A new bill that would ban the U.S. government from buying Huawei and ZTE phones discriminates against Chinese companies and violates the principles of fair trade, the Ministry of Commerce (MOFCOM) said on Friday.
The comment came after two US Republican senators on February 8 introduced a bill that would forbid the US government from buying or leasing products made by Huawei and ZTE.
The senators introduced the legislation citing concerns that the Chinese government could exploit hypothetical backdoors in their devices to spy on U.S. government officials.
"Such a move shows an obvious Cold War mentality and is discrimination against Chinese companies," the ministry said in a note faxed to the Global Times on Friday.

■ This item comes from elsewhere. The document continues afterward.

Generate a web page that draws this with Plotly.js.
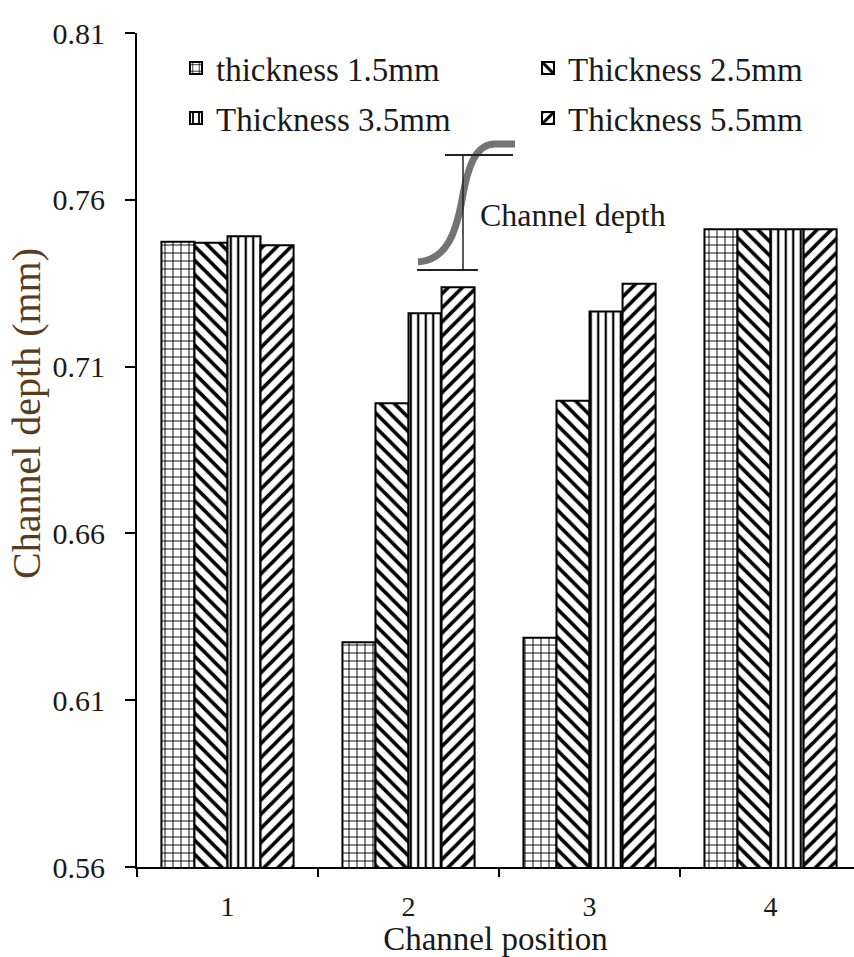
<!DOCTYPE html>
<html>
<head>
<meta charset="utf-8">
<script src="https://cdn.plot.ly/plotly-3.0.1.min.js"></script>
<style>html,body{margin:0;padding:0;background:#fff;}#chart{width:854px;height:957px;}</style>
</head>
<body>
<div id="chart"></div>
<script>
// ---- data ----
var categories = ['1', '2', '3', '4'];
var seriesNames = ['thickness 1.5mm', 'Thickness 2.5mm', 'Thickness 3.5mm', 'Thickness 5.5mm'];
var thick15 = [0.7474, 0.6274, 0.6287, 0.7512];
var thick25 = [0.7471, 0.6990, 0.6998, 0.7512];
var thick35 = [0.7491, 0.7260, 0.7265, 0.7512];
var thick55 = [0.7464, 0.7338, 0.7348, 0.7512];
var yTicks = [0.56, 0.61, 0.66, 0.71, 0.76, 0.81];

var FONT = 'Liberation Serif, Times New Roman, serif';
var TXT = '#1a1a1a';

// plot area in pixels (for decorative inset / legend placement only)
var L = 137, R = 854, T = 33, B = 867;
function px(x) { return (x - L) / (R - L); }
function py(y) { return 1 - (y - T) / (B - T); }

function barTrace(name, vals, shape, size, solidity, legendId) {
  return {
    type: 'bar', name: name, x: categories, y: vals,
    legend: legendId,
    marker: {
      color: 'white',
      line: {color: 'black', width: 2},
      pattern: {shape: shape, fgcolor: 'black', bgcolor: 'white', size: size, solidity: solidity, fillmode: 'replace'}
    }
  };
}

var data = [
  barTrace(seriesNames[0], thick15, '+', 8, 0.22, 'legend'),
  barTrace(seriesNames[1], thick25, '\\', 10, 0.36, 'legend2'),
  barTrace(seriesNames[2], thick35, '|', 7.5, 0.3, 'legend3'),
  barTrace(seriesNames[3], thick55, '/', 10, 0.36, 'legend4')
];

var curvePath = 'M' + px(418) + ',' + py(262) +
  ' C' + px(447) + ',' + py(260) + ' ' + px(456) + ',' + py(232) + ' ' + px(462) + ',' + py(200) +
  ' C' + px(468) + ',' + py(165) + ' ' + px(476) + ',' + py(144) + ' ' + px(495) + ',' + py(144) +
  ' L' + px(515) + ',' + py(144);

function legendAt(xpx, ypx) {
  return {
    x: px(xpx), y: py(ypx),
    orientation: 'v', xanchor: 'left', yanchor: 'middle',
    font: {family: FONT, size: 33, color: TXT},
    bgcolor: 'rgba(0,0,0,0)', borderwidth: 0,
    itemclick: false
  };
}

var layout = {
  width: 854, height: 957,
  margin: {l: L, r: 854 - R, t: T, b: 957 - B, pad: 0},
  paper_bgcolor: 'white', plot_bgcolor: 'white',
  barmode: 'group', bargap: 0.27, bargroupgap: 0,
  font: {family: FONT, color: TXT},
  showlegend: true,
  legend: legendAt(176, 68),
  legend2: legendAt(528, 68),
  legend3: legendAt(176, 118),
  legend4: legendAt(528, 118),
  xaxis: {
    type: 'category', range: [-0.5, 3.461],
    showline: true, linecolor: 'black', linewidth: 2,
    ticks: 'outside', tickson: 'boundaries', ticklen: 8, tickwidth: 2, tickcolor: 'black',
    tickfont: {family: FONT, size: 28, color: TXT},
    ticklabelstandoff: 13,
    showgrid: false, zeroline: false,
    title: {text: 'Channel position', font: {family: FONT, size: 33, color: TXT}, standoff: 11}
  },
  yaxis: {
    range: [0.56, 0.81], tickvals: yTicks, ticktext: yTicks.map(function(v){return v.toFixed(2);}),
    showline: true, linecolor: 'black', linewidth: 2,
    ticks: 'outside', ticklen: 10, tickwidth: 2, tickcolor: 'black',
    tickfont: {family: FONT, size: 30, color: TXT},
    ticklabelstandoff: 14,
    showgrid: false, zeroline: false
  },
  annotations: [
    {xref: 'paper', yref: 'paper', x: px(26), y: py(414), text: 'Channel depth (mm)', textangle: -90,
     showarrow: false, xanchor: 'center', yanchor: 'middle',
     font: {family: FONT, size: 40, color: '#5a3b1c'}},
    {xref: 'paper', yref: 'paper', x: px(478), y: py(215), text: 'Channel depth',
     showarrow: false, xanchor: 'left', yanchor: 'middle',
     font: {family: FONT, size: 32, color: TXT}}
  ],
  shapes: [
    {type: 'path', xref: 'paper', yref: 'paper', path: curvePath,
     line: {color: 'rgb(115,115,115)', width: 7}},
    {type: 'line', xref: 'paper', yref: 'paper', x0: px(445), x1: px(513), y0: py(155), y1: py(155),
     line: {color: '#222', width: 2}},
    {type: 'line', xref: 'paper', yref: 'paper', x0: px(417), x1: px(478), y0: py(270), y1: py(270),
     line: {color: '#222', width: 2}},
    {type: 'line', xref: 'paper', yref: 'paper', x0: px(463), x1: px(463), y0: py(155), y1: py(270),
     line: {color: '#222', width: 1.5}}
  ]
};

Plotly.newPlot('chart', data, layout, {displayModeBar: false, staticPlot: true});
</script>
</body>
</html>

Such conduct goes against WTO rules and also runs counter to the principle of fair trade which has been emphasized many times by the U.S., the ministry noted.
"It will also harm Chinese companies' confidence in the U.S. business environment," the note reads.
Since the beginning of the year, the U.S. has strengthened scrutiny of Chinese firms, citing security concerns.
On January 2, Ant Financial's plan to buy U.S. money transfer firm MoneyGram International Inc collapsed after the Committee on Foreign Investment in the U.S. rejected the proposals over national security concerns.
U.S. semiconductor firm Xcerra Corp on Thursday canceled its sale to a Chinese company, the latest instance of U.S. regulators blocking Chinese takeovers of U.S. tech firms, according to media reports.
Xcerra and Hubei Xinyan Equity Investment Partnership mutually agreed to call off the deal after deciding it would not be cleared by the committee.
It might look like the U.S. was protecting national security, but in fact the U.S. was deploying protectionist measures against investment from China, said Bai Ming, a research fellow at the Chinese Academy of International Trade and Economic Cooperation in Beijing.
"The U.S. is selective about Chinese capital… It prefers Chinese companies that can offer jobs for its people, like Fuyao Glass, but restricts domestic firms from investing in the U.S. tech industry in case Chinese companies acquire its technology," Bai said.
The U.S. has always required China to open its markets, the tech industry in particular, while at the same time limiting access to Chinese companies for its own tech sector, Bai said, calling it "unequal and asymmetric opening-up."
Wang Jun, deputy director of the Department of Information at the China Center for International Economic Exchanges in Beijing, said that the U.S. is on alert toward the fast growth of China's economy.
It would be hard for investors nowadays to believe that the U.S. has long advocated investment liberalization and facilitation, Wang told the Global Times on Friday.
Experts said that given the pressure from competition with Chinese industries, the U.S. is likely to continue to hinder Chinese investment in the U.S. market in the future, especially in sectors like technology and energy.
Failed deals will hit Chinese firms' confidence in the U.S. market, experts suggested.
The commerce ministry said in the note faxed to the Global Times that it hoped the U.S. could treat Chinese companies and products in a fair and objective way.
The U.S. is expected to create a more open, transparent and convenient business environment and to secure sound and stable growth of Sino-U.S. economic and trade relations, which will also be conducive to the growth of the U.S. economy, according to the note sent from the ministry.